- [Stated exercise]: Please, without the pictures, retype exactly the lines from the start of the material through the line that holds "widths = [2.0, 2.0, 2.0, 1.3]".

--- BEGIN Provided material ---

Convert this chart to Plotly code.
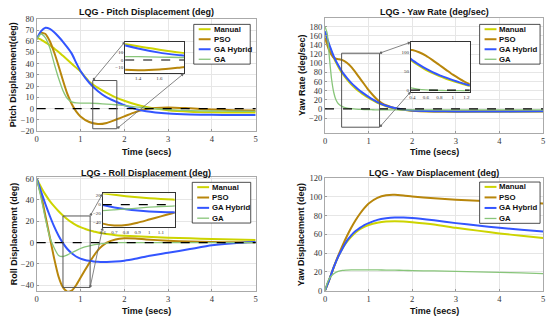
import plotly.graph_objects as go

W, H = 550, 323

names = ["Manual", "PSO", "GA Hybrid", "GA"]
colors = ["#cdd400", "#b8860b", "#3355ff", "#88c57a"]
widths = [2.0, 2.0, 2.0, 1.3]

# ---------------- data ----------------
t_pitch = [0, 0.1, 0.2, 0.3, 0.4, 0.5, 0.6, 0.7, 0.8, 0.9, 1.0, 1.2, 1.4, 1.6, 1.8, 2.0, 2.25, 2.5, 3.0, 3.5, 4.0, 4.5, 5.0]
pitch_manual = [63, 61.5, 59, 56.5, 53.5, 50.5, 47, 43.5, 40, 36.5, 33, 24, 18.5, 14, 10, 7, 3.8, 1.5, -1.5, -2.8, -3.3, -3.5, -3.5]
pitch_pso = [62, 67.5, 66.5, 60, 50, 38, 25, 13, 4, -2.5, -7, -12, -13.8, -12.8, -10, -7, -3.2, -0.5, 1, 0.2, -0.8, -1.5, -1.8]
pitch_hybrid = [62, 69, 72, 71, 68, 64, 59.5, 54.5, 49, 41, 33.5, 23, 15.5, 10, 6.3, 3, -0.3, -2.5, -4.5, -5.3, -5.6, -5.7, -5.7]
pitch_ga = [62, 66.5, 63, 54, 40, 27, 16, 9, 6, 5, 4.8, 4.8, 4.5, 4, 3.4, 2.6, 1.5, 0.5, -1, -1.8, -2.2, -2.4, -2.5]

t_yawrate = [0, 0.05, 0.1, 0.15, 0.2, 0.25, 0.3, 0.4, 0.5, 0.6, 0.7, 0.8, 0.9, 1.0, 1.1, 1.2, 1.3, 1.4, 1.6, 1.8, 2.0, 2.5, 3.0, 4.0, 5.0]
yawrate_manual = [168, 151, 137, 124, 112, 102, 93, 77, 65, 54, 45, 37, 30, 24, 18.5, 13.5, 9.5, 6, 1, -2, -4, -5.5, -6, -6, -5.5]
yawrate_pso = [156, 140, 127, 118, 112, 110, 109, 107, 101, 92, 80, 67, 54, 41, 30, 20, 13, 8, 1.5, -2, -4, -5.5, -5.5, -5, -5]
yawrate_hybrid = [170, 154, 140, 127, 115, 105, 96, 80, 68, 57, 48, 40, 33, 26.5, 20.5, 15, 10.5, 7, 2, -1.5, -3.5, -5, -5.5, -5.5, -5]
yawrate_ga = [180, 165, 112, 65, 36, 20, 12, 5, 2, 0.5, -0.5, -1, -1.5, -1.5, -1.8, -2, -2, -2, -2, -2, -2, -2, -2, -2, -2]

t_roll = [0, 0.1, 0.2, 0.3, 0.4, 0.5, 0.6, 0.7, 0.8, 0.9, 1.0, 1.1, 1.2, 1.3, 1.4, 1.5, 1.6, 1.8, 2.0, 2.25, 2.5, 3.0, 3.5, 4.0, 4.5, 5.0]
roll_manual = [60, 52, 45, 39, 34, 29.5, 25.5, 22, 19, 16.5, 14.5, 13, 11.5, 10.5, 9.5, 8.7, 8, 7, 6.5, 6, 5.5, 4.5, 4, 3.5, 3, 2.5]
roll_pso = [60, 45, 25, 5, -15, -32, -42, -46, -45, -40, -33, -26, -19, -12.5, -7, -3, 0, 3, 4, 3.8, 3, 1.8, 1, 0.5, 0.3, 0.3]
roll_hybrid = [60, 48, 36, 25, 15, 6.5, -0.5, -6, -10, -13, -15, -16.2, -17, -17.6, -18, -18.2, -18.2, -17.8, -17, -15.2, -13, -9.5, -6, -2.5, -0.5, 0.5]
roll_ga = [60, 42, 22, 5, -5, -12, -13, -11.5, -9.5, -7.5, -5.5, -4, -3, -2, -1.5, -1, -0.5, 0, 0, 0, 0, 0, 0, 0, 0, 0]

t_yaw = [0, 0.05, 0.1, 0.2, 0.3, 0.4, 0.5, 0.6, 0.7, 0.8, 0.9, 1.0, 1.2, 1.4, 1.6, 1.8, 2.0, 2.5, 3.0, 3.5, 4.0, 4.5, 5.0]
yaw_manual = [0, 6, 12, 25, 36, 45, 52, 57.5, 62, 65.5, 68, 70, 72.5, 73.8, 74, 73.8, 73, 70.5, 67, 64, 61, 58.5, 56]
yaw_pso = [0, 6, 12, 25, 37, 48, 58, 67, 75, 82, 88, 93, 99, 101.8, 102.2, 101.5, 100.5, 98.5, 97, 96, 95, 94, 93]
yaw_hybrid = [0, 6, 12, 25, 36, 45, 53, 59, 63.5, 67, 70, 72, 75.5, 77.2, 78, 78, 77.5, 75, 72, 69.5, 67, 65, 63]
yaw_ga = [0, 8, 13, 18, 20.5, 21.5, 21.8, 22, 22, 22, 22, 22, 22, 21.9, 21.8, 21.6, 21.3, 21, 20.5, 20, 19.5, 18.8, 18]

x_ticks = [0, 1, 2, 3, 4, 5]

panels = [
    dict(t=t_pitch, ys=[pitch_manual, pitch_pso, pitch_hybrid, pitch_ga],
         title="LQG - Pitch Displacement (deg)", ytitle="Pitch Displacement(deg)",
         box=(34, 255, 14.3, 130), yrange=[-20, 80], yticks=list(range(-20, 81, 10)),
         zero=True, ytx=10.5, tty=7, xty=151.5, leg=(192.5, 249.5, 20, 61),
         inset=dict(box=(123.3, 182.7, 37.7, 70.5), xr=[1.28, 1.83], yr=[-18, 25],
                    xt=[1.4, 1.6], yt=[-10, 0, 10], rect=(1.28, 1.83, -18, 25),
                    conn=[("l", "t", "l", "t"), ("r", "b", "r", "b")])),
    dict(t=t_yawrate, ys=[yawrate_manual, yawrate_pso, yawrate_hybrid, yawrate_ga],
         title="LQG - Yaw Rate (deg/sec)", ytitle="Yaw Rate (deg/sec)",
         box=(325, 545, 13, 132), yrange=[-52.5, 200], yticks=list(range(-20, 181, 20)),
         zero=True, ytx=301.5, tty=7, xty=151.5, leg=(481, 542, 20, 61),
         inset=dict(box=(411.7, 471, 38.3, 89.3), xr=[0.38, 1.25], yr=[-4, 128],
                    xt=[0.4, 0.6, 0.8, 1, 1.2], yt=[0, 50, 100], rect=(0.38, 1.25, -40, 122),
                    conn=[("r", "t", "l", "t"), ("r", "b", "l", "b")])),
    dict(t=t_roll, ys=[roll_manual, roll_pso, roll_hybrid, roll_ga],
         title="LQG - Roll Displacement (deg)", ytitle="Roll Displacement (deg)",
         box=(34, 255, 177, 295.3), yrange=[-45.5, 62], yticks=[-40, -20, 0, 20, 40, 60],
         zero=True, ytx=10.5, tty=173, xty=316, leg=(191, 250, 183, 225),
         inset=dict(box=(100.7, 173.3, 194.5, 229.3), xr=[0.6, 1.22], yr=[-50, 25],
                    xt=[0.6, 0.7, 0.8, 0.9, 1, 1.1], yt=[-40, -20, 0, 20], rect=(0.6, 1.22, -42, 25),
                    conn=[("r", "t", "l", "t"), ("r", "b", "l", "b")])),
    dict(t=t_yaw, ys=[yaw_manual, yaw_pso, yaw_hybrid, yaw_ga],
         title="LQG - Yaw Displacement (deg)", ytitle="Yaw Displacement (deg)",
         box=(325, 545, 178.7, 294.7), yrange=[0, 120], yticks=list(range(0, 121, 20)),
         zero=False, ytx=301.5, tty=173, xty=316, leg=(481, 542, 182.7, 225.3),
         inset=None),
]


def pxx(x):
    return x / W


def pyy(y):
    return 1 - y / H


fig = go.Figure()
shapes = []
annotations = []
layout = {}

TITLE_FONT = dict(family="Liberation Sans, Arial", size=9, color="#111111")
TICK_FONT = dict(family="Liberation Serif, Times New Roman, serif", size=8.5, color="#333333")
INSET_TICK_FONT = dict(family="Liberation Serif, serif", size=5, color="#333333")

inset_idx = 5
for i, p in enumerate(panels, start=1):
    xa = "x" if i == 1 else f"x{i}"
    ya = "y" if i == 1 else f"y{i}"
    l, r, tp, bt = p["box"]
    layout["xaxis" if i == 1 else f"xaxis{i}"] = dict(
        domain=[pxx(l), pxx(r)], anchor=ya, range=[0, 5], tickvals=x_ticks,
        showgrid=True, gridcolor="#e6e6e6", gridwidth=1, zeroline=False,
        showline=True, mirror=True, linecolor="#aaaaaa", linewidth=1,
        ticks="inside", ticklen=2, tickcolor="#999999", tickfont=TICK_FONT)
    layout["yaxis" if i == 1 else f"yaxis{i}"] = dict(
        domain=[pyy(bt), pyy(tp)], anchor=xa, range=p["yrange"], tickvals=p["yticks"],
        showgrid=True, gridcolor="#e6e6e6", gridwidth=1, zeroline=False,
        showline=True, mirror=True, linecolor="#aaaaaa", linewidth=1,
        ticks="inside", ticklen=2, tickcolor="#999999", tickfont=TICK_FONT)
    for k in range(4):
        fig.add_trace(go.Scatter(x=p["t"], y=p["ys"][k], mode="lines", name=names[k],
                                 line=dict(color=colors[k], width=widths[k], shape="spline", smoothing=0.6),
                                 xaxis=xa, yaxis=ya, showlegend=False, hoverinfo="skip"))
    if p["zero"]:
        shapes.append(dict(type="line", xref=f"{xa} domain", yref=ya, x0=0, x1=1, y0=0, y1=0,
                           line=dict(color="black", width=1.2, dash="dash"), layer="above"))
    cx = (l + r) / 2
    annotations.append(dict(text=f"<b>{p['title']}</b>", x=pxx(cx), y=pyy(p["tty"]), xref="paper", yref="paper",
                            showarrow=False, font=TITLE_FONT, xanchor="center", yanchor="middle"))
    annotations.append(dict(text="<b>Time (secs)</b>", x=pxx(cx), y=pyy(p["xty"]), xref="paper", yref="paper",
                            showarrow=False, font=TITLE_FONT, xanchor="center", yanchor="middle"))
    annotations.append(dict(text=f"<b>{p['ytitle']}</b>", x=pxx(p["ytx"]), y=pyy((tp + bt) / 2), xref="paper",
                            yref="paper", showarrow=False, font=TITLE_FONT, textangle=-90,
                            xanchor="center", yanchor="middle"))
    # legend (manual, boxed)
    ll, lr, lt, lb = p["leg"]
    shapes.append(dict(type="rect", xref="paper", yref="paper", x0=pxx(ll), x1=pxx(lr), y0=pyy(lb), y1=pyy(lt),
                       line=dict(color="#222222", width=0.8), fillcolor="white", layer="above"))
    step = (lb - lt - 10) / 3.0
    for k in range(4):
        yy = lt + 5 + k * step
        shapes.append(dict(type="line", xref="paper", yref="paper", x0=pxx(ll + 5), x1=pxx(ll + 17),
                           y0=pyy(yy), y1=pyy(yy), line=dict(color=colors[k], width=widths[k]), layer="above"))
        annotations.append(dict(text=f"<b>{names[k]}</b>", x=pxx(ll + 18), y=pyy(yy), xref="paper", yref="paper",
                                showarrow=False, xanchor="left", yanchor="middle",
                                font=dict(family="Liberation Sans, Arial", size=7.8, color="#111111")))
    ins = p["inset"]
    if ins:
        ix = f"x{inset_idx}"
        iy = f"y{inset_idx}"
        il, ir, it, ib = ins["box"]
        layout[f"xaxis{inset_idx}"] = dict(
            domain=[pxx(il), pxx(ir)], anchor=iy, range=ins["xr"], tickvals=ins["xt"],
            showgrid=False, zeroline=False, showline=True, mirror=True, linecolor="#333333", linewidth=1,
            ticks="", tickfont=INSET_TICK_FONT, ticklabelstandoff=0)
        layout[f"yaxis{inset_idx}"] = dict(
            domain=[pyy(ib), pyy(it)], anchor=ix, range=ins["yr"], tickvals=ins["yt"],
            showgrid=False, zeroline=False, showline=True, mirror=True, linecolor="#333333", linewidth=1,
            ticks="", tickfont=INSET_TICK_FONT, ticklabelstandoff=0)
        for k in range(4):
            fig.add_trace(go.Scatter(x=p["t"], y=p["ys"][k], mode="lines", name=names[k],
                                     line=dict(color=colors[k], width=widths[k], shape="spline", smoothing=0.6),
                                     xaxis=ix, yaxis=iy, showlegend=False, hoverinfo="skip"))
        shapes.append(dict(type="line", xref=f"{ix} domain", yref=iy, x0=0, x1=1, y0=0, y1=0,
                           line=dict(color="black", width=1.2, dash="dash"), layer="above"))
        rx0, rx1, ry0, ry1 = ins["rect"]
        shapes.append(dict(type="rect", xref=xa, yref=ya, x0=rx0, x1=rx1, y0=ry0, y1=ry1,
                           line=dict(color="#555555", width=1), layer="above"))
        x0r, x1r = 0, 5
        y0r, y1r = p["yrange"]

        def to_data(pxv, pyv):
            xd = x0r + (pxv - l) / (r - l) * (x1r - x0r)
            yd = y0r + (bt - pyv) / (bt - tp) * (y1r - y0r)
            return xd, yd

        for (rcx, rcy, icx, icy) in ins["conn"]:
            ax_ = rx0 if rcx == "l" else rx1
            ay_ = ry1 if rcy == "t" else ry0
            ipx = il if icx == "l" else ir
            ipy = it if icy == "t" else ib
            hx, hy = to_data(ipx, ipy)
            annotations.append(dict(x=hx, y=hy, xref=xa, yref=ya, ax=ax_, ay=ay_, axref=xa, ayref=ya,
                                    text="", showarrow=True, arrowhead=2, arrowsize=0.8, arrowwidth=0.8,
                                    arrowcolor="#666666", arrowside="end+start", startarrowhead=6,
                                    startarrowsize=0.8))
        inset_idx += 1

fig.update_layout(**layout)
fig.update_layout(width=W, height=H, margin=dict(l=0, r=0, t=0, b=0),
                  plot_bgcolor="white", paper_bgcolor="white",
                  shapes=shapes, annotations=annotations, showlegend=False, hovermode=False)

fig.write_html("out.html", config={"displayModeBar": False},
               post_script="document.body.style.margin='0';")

--- END Provided material ---

- [Answer to the problem]:
Convert this chart to Plotly code.
import plotly.graph_objects as go

W, H = 550, 323

names = ["Manual", "PSO", "GA Hybrid", "GA"]
colors = ["#cdd400", "#b8860b", "#3355ff", "#88c57a"]
widths = [2.0, 2.0, 2.0, 1.3]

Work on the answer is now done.